Turbulent transport of trapped electron modes in collisionless magnetized plasma

A prominent candidate for the electron heat transport in high temperature toroidal plasmas is collisionless trapped electron mode (CTEM) turbulence. Our large scale simulations of CTEM turbulence using gyrokinetic toroidal code (GTC) finds the electron heat transport exhibiting a gradual transition from Bohm to gyroBohm scaling when the device size is increased. The deviation from the gyroBohm could be induced by large turbulence eddies, turbulence spreading and non-diffusive transport process. In the CTEM simulation, radial correlation function shows that the turbulence eddies are predominantly microscopic but with a significant tail in the mesoscale.
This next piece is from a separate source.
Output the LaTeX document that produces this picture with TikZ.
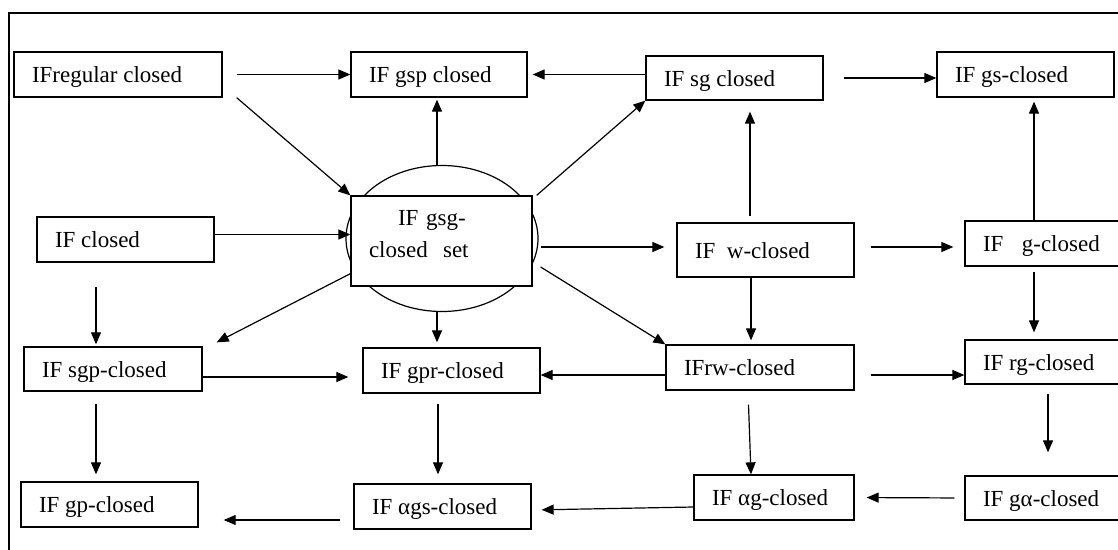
\documentclass[tikz,border=0pt]{standalone}
\usepackage{fontspec}
\setmainfont{Liberation Serif}
\usetikzlibrary{arrows.meta,shapes.geometric}
\newcommand{\lbl}[2]{\makebox[#1][l]{#2}}
\tikzset{
  box/.style={draw, line width=1.3pt, fill=white, inner xsep=18pt, inner ysep=0pt,
    minimum height=45pt, text height=16pt, text depth=0pt,
    font=\fontsize{23}{32}\selectfont},
  arr/.style={-{Triangle[length=12pt,width=10pt]}, line width=1.2pt},
}
\begin{document}
\begin{tikzpicture}[x=1pt,y=-1pt]
  \clip (0,0) rectangle (1118,549);
  \draw[line width=1.4pt] (1130,13) -- (9,13) -- (9,560);
  % oval behind the central box
  \node[draw, ellipse, line width=1.2pt, minimum width=192pt, minimum height=146pt, inner sep=0pt] (oval) at (442,238.5) {};
  % boxes
  \node[box] (reg) at (118,74.5) {\lbl{172pt}{IFregular closed}};
  \node[box] (gsp) at (439,74.5) {\lbl{140pt}{IF gsp closed}};
  \node[box, minimum height=44pt] (sg) at (734.5,78) {\lbl{141pt}{IF sg closed}};
  \node[box] (gs) at (1025.5,74.5) {\lbl{141pt}{IF gs-closed}};
  \node[box] (cl) at (125.5,239.5) {\lbl{141pt}{IF closed}};
  \node[box, minimum height=90pt, text depth=48pt, text width=145pt, align=left] (gsg) at (441.5,241) {\hspace*{29pt}IF gsg-\\closed~~set};
  \node[box, minimum height=54pt] (w) at (765.5,250) {\lbl{141pt}{IF~~w-closed}};
  \node[box] (g) at (1048,243.5) {\lbl{130pt}{IF\hspace{0.8em}g-closed}};
  \node[box, minimum height=44pt] (sgp) at (113,369) {\lbl{142pt}{IF sgp-closed}};
  \node[box] (gpr) at (451.5,370.5) {\lbl{141pt}{IF gpr-closed}};
  \node[box] (rw) at (760,367.5) {\lbl{152pt}{IFrw-closed}};
  \node[box, minimum height=44pt] (rg) at (1048,362) {\lbl{130pt}{IF rg-closed}};
  \node[box] (gp) at (109.5,504.5) {\lbl{141pt}{IF gp-closed}};
  \node[box] (ags) at (442.5,506.5) {\lbl{141pt}{IF αgs-closed}};
  \node[box] (ag) at (774,497.5) {\lbl{124pt}{IF αg-closed}};
  \node[box, minimum height=44pt] (ga) at (1048,498) {\lbl{130pt}{IF gα-closed}};
  % top row
  \draw[arr, shorten <=14pt] (reg) -- (gsp);
  \draw[arr] ([xshift=14pt]reg.south east) -- (gsg.north west);
  \draw[arr, shorten >=5pt] (sg.west |- gsp.east) -- (gsp.east);
  \draw[arr, shorten <=20pt] (sg.east) -- (sg.east -| gs.west);
  \coordinate (ovn) at ([xshift=-5pt]oval.north);
  \draw[arr, shorten >=2pt] (ovn) -- (ovn |- gsp.south);
  \draw[arr] ([xshift=4pt]gsg.north east) -- (sg.south west);
  % middle row
  \coordinate (clr) at ([yshift=5pt]cl.east);
  \draw[arr] (clr) -- (clr -| gsg.west);
  \coordinate (gsgr) at ([xshift=8pt,yshift=-6pt]gsg.east);
  \draw[arr, shorten >=12pt] (gsgr) -- (gsgr -| w.west);
  \coordinate (wr) at ([yshift=3pt]w.east);
  \draw[arr, shorten <=16pt, shorten >=11pt] (wr) -- (wr -| g.west);
  \coordinate (wt) at ([xshift=-15.5pt]w.north);
  \draw[arr, shorten <=6pt, shorten >=11pt] (wt) -- (wt |- sg.south);
  \coordinate (gt) at ([xshift=-14pt]g.north);
  \draw[arr, shorten >=4pt] (gt) -- (gt |- gs.south);
  \coordinate (gb) at ([xshift=-14pt]g.south);
  \draw[arr, shorten <=5pt, shorten >=7pt] (gb) -- (gb |- rg.north);
  \draw[arr] ([xshift=8pt,yshift=-26pt]gsg.east) -- (rw.north west);
  \draw[arr] ([yshift=13pt]gsg.south west) -- ([xshift=14pt,yshift=4pt]sgp.north east);
  \coordinate (clb) at ([xshift=-29.5pt]cl.south);
  \draw[arr, shorten <=24pt, shorten >=2pt] (clb) -- (clb |- sgp.north);
  \coordinate (ovs) at ([xshift=-5pt]oval.south);
  \draw[arr, shorten >=5pt] (ovs) -- (ovs |- gpr.north);
  \coordinate (wb) at ([xshift=-14.5pt]w.south);
  \draw[arr, shorten >=4pt] (wb) -- (wb |- rw.north);
  % lower rows
  \coordinate (sgpr) at ([yshift=-8pt]sgp.east);
  \draw[arr, shorten >=14pt] (sgpr) -- (sgpr -| gpr.west);
  \coordinate (rwl) at ([yshift=-7.5pt]rw.west);
  \draw[arr] (rwl) -- (rwl -| gpr.east);
  \coordinate (rwr) at ([yshift=-7.5pt]rw.east);
  \draw[arr, shorten <=16pt] (rwr) -- (rwr -| rg.west);
  \coordinate (sgpb) at ([xshift=-17pt]sgp.south);
  \draw[arr, shorten <=12pt, shorten >=7pt] (sgpb) -- (sgpb |- gp.north);
  \coordinate (gprb) at ([xshift=-13.5pt]gpr.south);
  \draw[arr, shorten <=10pt, shorten >=9pt] (gprb) -- (gprb |- ags.north);
  \draw[arr, shorten <=14pt] ([xshift=-12pt]rw.south) -- ([xshift=-23pt]ag.north);
  \draw[arr, shorten <=9pt, shorten >=23pt] (rg.south) -- (ga.north);
  \draw[arr, shorten <=10pt, shorten >=12pt] (ga.west) -- (ag.east);
  \draw[arr, shorten >=10pt] ([yshift=-9.5pt]ag.west) -- ([yshift=-3.5pt]ags.east);
  \coordinate (agsl) at ([yshift=-13.5pt]ags.west);
  \draw[arr, shorten <=13pt, shorten >=25pt] (agsl) -- (agsl -| gp.east);
\end{tikzpicture}
\end{document}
The macroscopic, linear streamers are mostly destroyed by the zonal flow shearing, which is confirmed by our comprehensive analysis of kinetic and fluid time scales. The mesoscale streamers result from a dynamic process of radial streamers breaking by zonal flows and merging of microscopic eddies. It is further found that the radial profile of the electron heat conductivity roughly follows the global profile of fluctuation intensity, whereas the ion transport tracks more sensitively local fluctuation intensity. This suggests the existence of a non-diffusive component in the electron heat transport, which arises from the ballistic radial drift of trapped electrons due to a combination of the presence of the mesoscale eddies and the weak detuning of the toroidal precessional resonance.